The ‘reading class’ was till then constructed as ‘man’ ‘woman’ ‘literate’ ‘illiterate’ ‘labourers’ ‘salaried’ etc. ‘Sanjayan’ magazine for the first time involved in competitions and dialogues based on its cover picture’s interpretative possibilities. (fig6 ) Deepam magazine had conducted one competition of pictures but it was more like a pictorial puzzle of identifying people and objects. Modern citizens among the ‘reading class’ were supposed to involve in such mediatic interactive plans too.

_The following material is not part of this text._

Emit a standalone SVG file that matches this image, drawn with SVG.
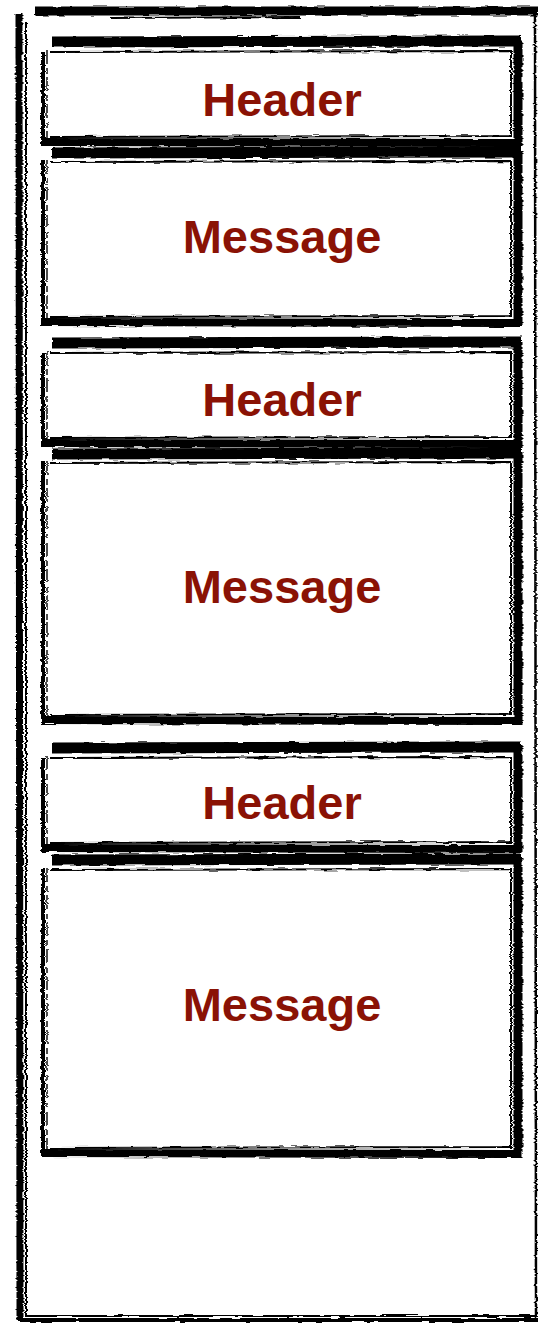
<svg xmlns="http://www.w3.org/2000/svg" width="538" height="1325" viewBox="0 0 538 1325">
<style>
.b{fill:none;stroke:#000;stroke-linecap:butt;stroke-linejoin:miter}
.t{stroke-width:11}
.r{stroke-width:9}
.bt{stroke-width:8}
.l{stroke-width:4}
.in{fill:none;stroke:#000;stroke-width:2}
.dash{fill:none;stroke:#000;stroke-width:1.4;stroke-dasharray:14 4 6 3}
.lab{font-family:"Liberation Sans",Arial,sans-serif;font-weight:bold;font-size:47px;fill:#8a1205;text-anchor:middle}
</style>
<defs>
<filter id="rough" x="-5%" y="-5%" width="110%" height="110%">
<feTurbulence type="fractalNoise" baseFrequency="0.06 0.45" numOctaves="2" seed="3" result="n"/>
<feDisplacementMap in="SourceGraphic" in2="n" scale="3.5" xChannelSelector="R" yChannelSelector="G"/>
</filter>
</defs>
<rect width="538" height="1325" fill="#fff"/>
<g id="container">
<g filter="url(#rough)">
<path class="b" d="M35 11 L538 11" stroke-width="9"/>
<path class="b" d="M110 18 L300 17" stroke-width="2"/>
<path class="b" d="M19 14 L20 1321" stroke-width="7"/>
<path class="in" d="M26 22 L26 1316 L538 1316"/>
<path class="b" d="M20 1320 L538 1320" stroke-width="4"/>
<path class="b" d="M535 10 L536 1320" stroke-width="2.5"/>
</g>
</g>
<g id="header1">
<g filter="url(#rough)">
<path class="b t" d="M52 42 L521 41"/>
<path class="b r" d="M518 40 L518 146"/>
<path class="b bt" d="M42 142 L521 143"/>
<path class="b l" d="M43 52 L43 146"/>
<path class="in" d="M50 52 L511 51 L511 136 L50 137"/>
<path class="dash" d="M47 50 L47 138"/>
</g>
<text class="lab" x="282" y="116">Header</text>
</g>
<g id="message1">
<g filter="url(#rough)">
<path class="b t" d="M52 153 L521 152"/>
<path class="b r" d="M518 151 L518 326"/>
<path class="b bt" d="M42 322 L521 323"/>
<path class="b l" d="M43 160 L43 326"/>
<path class="in" d="M50 162 L511 161 L511 316 L50 317"/>
<path class="dash" d="M47 160 L47 318"/>
</g>
<text class="lab" x="282" y="253">Message</text>
</g>
<g id="header2">
<g filter="url(#rough)">
<path class="b t" d="M52 343 L521 342"/>
<path class="b r" d="M518 341 L518 448"/>
<path class="b bt" d="M42 443 L521 444"/>
<path class="b l" d="M43 353 L43 448"/>
<path class="in" d="M50 353 L511 352 L511 437 L50 438"/>
<path class="dash" d="M47 351 L47 439"/>
</g>
<text class="lab" x="282" y="416">Header</text>
</g>
<g id="message2">
<g filter="url(#rough)">
<path class="b t" d="M52 454 L521 453"/>
<path class="b r" d="M518 452 L518 725"/>
<path class="b bt" d="M42 720 L521 721"/>
<path class="b l" d="M43 461 L43 725"/>
<path class="in" d="M50 463 L511 462 L511 714 L50 715"/>
<path class="dash" d="M47 461 L47 716"/>
</g>
<text class="lab" x="282" y="603">Message</text>
</g>
<g id="header3">
<g filter="url(#rough)">
<path class="b t" d="M52 748 L521 747"/>
<path class="b r" d="M518 746 L518 853"/>
<path class="b bt" d="M42 848 L521 849"/>
<path class="b l" d="M43 758 L43 853"/>
<path class="in" d="M50 758 L511 757 L511 842 L50 843"/>
<path class="dash" d="M47 756 L47 844"/>
</g>
<text class="lab" x="282" y="819">Header</text>
</g>
<g id="message3">
<g filter="url(#rough)">
<path class="b t" d="M52 860 L521 859"/>
<path class="b r" d="M518 858 L518 1158"/>
<path class="b bt" d="M42 1153 L521 1154"/>
<path class="b l" d="M43 868 L43 1158"/>
<path class="in" d="M50 870 L511 869 L511 1147 L50 1148"/>
<path class="dash" d="M47 868 L47 1149"/>
</g>
<text class="lab" x="282" y="1021">Message</text>
</g>
<g id="connectors"/>
</svg>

Invisible political value:

By the end of 1930s we find an emerging space of literary and artistic thoughts as initiated by Kesari A.Balakrishna Pillai. He envisaged himself as an ‘individual force’, a ‘go-between thinker’ who brings in the radical changes that have already surfaced as a new ‘modern’ world (‘navalokam’, 1937) of Asian cultures into the local cultural folds of Keralam. He imagined breaking with tradition and getting ahead in time towards anarchist modernity like Italian Futurists. He idealized Futurists all of a sudden in the earliest surfacing thoughts on art in Malayalam through which he introduced European art to Malayalee readers. But he did not see it specifically that in Europe, tradition was shattered not simply by philosophical narratives but basically by technology. It is based on the classical and philosophical concepts of Art in Europe that Kesari and later M.P.Paul (‘saundarya nireekshanam’ , 1947– on ‘beauty’ )wrote about art in periodicals. It is into a situation that stood dry after Ravi Varma, that these highly philosophized narratives on art entered as ‘modern’ in sensibility. They floated rhetorical imaginations and observations of ‘aesthetics’ also into a mediatic situation that interfaced civic subjectivities and symbolic signatory system of pictures.

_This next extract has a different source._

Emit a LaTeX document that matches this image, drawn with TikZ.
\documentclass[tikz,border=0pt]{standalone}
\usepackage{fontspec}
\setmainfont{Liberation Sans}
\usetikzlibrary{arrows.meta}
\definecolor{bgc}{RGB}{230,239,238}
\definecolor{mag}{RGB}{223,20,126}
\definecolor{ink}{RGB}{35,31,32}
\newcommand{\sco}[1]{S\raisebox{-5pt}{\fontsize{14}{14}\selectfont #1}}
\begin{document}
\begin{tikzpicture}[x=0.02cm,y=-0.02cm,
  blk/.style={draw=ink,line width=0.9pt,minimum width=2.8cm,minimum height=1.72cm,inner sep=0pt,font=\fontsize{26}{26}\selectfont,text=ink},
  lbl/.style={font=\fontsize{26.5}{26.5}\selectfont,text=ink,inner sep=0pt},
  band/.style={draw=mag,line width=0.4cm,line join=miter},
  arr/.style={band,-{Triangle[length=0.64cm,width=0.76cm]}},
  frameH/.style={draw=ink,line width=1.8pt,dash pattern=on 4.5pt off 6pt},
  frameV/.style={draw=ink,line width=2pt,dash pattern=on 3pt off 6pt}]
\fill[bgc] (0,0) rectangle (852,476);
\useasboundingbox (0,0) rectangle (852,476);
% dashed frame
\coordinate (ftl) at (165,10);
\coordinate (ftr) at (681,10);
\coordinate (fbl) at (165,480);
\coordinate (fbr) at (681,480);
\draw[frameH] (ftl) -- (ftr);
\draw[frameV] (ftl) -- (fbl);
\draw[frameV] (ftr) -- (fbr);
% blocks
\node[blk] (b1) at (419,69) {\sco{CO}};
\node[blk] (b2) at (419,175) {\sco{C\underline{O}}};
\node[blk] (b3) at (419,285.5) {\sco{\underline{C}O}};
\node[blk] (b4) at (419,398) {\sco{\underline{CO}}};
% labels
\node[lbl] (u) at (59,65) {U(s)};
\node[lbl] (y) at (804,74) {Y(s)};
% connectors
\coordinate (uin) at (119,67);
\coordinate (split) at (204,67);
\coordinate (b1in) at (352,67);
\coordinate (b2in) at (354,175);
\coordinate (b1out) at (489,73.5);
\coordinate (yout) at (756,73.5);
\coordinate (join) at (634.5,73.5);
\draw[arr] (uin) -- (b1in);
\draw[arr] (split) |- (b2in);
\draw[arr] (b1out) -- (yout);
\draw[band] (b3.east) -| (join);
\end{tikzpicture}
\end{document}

Photo features, literature-oriented illustrations and cover drawings functioned with no ‘aesthetic’ or ‘political’ claim of progressive break with tradition. This print media-world was the last space where one will look for politics of images. Since there were no other means developed to look at pictures and drawings on their own terms and functions, they were easily adapted by ‘literate-media rhetoric’ and hence the Political value of print-pictures at this stage was pretty invisible and un discussed.